In the records below, find each line with the word "that" and copy it.

(Records with drawing code)

__________

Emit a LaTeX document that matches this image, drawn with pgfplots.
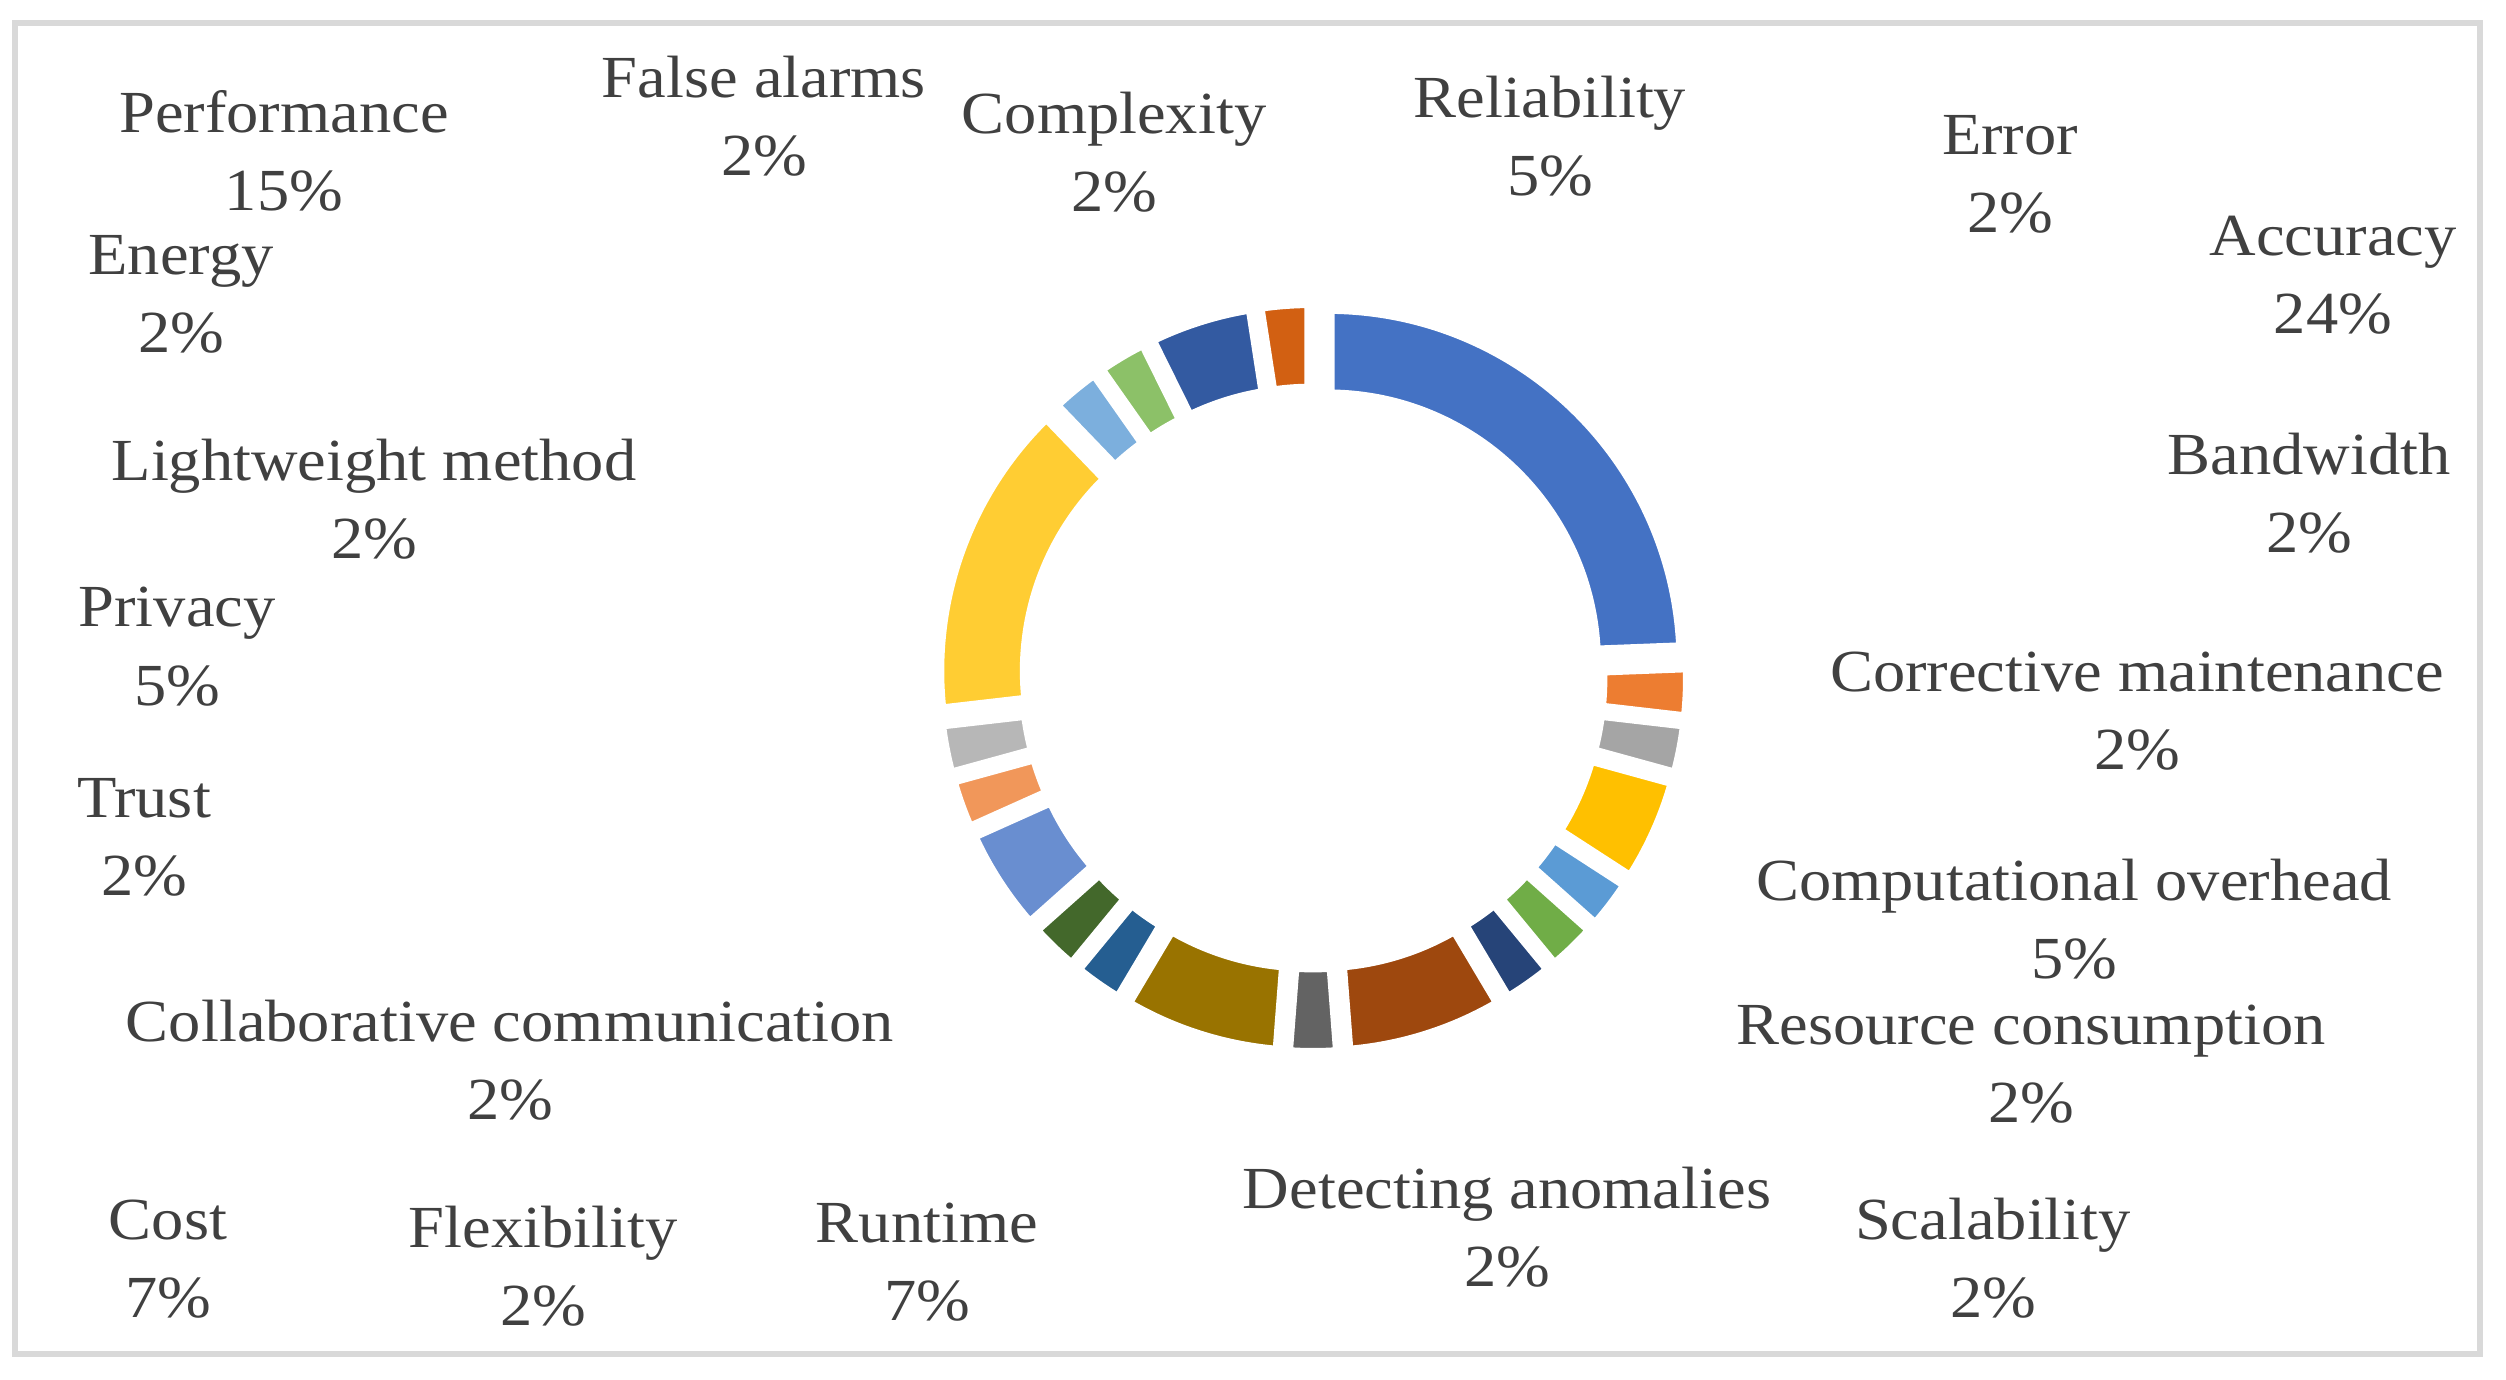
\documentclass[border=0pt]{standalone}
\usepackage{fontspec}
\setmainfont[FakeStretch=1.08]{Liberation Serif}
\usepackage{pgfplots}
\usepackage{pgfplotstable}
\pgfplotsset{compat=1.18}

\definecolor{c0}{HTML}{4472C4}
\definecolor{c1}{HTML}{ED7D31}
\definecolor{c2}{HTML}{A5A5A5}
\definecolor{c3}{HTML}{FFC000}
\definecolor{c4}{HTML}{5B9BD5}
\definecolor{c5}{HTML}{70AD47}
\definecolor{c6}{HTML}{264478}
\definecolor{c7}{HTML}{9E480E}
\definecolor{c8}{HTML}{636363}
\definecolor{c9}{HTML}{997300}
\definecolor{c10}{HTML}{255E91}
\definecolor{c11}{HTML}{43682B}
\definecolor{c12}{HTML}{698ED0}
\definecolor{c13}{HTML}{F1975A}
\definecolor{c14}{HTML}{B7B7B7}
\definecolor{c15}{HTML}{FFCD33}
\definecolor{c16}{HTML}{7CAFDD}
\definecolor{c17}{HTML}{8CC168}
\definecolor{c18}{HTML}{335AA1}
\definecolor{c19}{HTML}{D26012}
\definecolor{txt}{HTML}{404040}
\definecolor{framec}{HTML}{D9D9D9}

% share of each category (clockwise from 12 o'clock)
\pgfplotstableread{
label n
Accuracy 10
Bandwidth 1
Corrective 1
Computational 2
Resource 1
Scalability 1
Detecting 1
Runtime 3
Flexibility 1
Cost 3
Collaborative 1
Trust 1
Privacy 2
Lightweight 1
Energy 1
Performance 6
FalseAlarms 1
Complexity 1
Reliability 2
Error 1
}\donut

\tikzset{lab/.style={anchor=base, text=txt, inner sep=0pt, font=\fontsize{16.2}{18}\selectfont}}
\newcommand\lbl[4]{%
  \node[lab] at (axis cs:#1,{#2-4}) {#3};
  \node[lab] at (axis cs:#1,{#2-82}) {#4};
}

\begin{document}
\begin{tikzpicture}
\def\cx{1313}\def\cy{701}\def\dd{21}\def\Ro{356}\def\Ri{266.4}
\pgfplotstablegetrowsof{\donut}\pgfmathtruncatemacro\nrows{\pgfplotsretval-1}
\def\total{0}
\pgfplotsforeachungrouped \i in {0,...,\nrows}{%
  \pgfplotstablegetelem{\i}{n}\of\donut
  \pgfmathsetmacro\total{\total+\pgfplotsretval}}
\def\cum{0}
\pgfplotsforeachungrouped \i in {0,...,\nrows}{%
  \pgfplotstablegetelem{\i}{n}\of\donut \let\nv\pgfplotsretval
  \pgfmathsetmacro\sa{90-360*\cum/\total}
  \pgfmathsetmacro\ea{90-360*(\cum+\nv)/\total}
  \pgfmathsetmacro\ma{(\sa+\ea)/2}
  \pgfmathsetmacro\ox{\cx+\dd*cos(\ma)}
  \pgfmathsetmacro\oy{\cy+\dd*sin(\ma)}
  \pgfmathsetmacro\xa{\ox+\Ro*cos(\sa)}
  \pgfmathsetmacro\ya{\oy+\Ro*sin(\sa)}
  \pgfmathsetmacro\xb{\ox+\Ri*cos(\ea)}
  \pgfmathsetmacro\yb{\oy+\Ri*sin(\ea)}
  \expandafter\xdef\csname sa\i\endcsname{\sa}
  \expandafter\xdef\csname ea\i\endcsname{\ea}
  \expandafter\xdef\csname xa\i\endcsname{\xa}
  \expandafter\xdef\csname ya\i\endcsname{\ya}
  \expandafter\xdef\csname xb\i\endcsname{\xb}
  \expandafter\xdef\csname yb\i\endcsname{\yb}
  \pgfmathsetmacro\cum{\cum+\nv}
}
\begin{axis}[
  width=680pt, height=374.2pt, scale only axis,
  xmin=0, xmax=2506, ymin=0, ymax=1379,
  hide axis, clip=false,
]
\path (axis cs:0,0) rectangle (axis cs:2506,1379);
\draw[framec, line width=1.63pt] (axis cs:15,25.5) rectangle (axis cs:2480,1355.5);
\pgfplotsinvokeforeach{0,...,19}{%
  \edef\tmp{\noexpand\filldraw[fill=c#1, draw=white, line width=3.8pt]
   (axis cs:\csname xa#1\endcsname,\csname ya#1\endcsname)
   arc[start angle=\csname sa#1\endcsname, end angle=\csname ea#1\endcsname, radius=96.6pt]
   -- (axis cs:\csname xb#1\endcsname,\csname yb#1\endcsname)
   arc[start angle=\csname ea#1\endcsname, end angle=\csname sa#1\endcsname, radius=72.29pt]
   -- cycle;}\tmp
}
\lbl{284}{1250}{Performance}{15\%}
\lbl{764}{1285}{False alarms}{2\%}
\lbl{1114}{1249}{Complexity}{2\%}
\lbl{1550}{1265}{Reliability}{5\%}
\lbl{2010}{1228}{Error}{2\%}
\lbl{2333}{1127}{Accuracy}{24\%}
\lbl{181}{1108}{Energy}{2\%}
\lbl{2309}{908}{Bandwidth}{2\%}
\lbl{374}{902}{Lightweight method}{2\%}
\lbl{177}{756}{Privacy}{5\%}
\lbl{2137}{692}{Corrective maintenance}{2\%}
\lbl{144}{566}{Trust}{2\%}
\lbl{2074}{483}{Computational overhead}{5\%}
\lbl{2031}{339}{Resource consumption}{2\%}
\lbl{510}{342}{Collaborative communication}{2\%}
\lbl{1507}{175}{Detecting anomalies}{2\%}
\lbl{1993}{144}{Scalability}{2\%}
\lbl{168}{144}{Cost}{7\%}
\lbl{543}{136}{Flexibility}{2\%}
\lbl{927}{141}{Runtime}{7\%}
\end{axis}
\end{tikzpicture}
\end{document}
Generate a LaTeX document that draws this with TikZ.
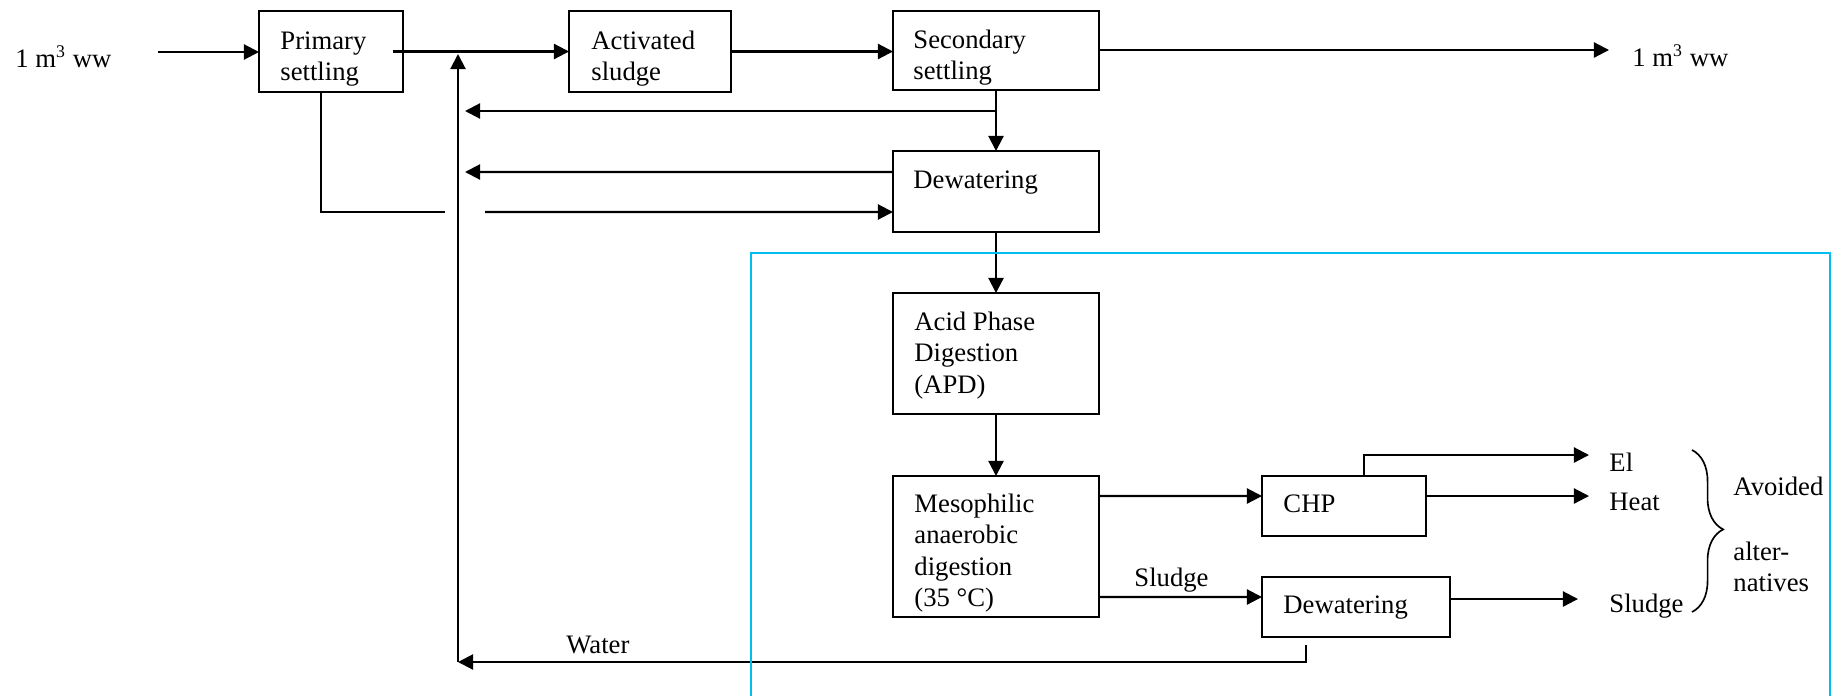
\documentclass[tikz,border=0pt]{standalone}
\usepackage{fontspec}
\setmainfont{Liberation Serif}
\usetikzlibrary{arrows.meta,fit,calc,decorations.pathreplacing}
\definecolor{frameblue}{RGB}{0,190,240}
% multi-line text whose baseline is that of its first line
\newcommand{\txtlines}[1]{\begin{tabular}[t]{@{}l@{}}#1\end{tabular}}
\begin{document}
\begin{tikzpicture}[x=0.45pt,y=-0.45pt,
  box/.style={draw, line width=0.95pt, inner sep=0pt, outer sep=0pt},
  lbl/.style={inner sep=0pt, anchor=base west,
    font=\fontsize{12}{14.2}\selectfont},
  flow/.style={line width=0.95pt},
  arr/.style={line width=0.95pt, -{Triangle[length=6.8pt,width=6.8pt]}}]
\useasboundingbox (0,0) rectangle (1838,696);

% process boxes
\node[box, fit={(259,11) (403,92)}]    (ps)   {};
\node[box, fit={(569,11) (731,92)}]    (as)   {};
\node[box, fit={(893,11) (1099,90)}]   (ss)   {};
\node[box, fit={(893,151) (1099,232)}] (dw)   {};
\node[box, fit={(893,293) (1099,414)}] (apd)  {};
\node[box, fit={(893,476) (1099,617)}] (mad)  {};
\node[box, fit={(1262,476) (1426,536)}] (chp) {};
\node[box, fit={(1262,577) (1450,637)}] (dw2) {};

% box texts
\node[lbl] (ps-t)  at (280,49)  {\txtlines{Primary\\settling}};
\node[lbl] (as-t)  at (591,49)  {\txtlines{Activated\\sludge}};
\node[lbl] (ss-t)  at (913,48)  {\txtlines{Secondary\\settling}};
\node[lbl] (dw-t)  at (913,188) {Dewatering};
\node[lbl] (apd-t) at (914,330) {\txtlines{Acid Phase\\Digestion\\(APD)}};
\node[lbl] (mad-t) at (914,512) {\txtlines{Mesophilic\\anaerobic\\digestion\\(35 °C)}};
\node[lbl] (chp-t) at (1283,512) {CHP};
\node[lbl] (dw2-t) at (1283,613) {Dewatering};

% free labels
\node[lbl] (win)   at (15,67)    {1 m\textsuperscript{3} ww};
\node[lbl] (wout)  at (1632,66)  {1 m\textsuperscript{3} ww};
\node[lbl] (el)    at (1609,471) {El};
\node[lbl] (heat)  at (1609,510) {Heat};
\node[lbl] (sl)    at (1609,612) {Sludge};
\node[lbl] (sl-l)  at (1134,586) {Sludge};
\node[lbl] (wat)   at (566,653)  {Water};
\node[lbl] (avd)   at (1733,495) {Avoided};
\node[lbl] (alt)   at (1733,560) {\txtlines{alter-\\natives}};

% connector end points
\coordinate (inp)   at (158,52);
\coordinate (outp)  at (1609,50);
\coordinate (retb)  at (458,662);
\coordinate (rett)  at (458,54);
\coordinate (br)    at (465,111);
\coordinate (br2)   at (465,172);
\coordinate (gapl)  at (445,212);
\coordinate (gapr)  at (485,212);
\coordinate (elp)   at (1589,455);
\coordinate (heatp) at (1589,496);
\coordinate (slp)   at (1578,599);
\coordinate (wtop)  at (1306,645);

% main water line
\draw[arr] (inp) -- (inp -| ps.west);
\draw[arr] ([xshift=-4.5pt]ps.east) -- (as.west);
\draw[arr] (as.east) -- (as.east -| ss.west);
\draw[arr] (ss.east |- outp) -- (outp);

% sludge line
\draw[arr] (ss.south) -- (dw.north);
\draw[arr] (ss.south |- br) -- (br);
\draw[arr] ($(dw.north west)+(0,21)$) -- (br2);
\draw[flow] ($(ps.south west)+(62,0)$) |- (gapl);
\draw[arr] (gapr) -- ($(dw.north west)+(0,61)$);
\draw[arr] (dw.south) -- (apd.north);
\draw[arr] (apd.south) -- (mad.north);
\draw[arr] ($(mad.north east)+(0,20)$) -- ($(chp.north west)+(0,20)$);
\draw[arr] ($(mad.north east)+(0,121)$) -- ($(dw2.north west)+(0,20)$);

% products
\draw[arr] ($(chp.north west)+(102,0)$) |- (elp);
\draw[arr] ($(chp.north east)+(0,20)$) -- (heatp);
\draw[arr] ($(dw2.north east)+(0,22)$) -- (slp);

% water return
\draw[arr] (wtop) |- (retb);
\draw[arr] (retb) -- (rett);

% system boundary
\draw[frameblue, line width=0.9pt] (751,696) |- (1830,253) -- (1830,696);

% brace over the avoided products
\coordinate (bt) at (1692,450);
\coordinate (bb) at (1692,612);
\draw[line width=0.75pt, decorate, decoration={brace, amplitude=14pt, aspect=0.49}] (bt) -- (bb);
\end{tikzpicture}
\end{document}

__________

RESULT FOR THIS EXERCISE:
Emit a LaTeX document that matches this image, drawn with pgfplots.
Generate a LaTeX document that draws this with TikZ.
% multi-line text whose baseline is that of its first line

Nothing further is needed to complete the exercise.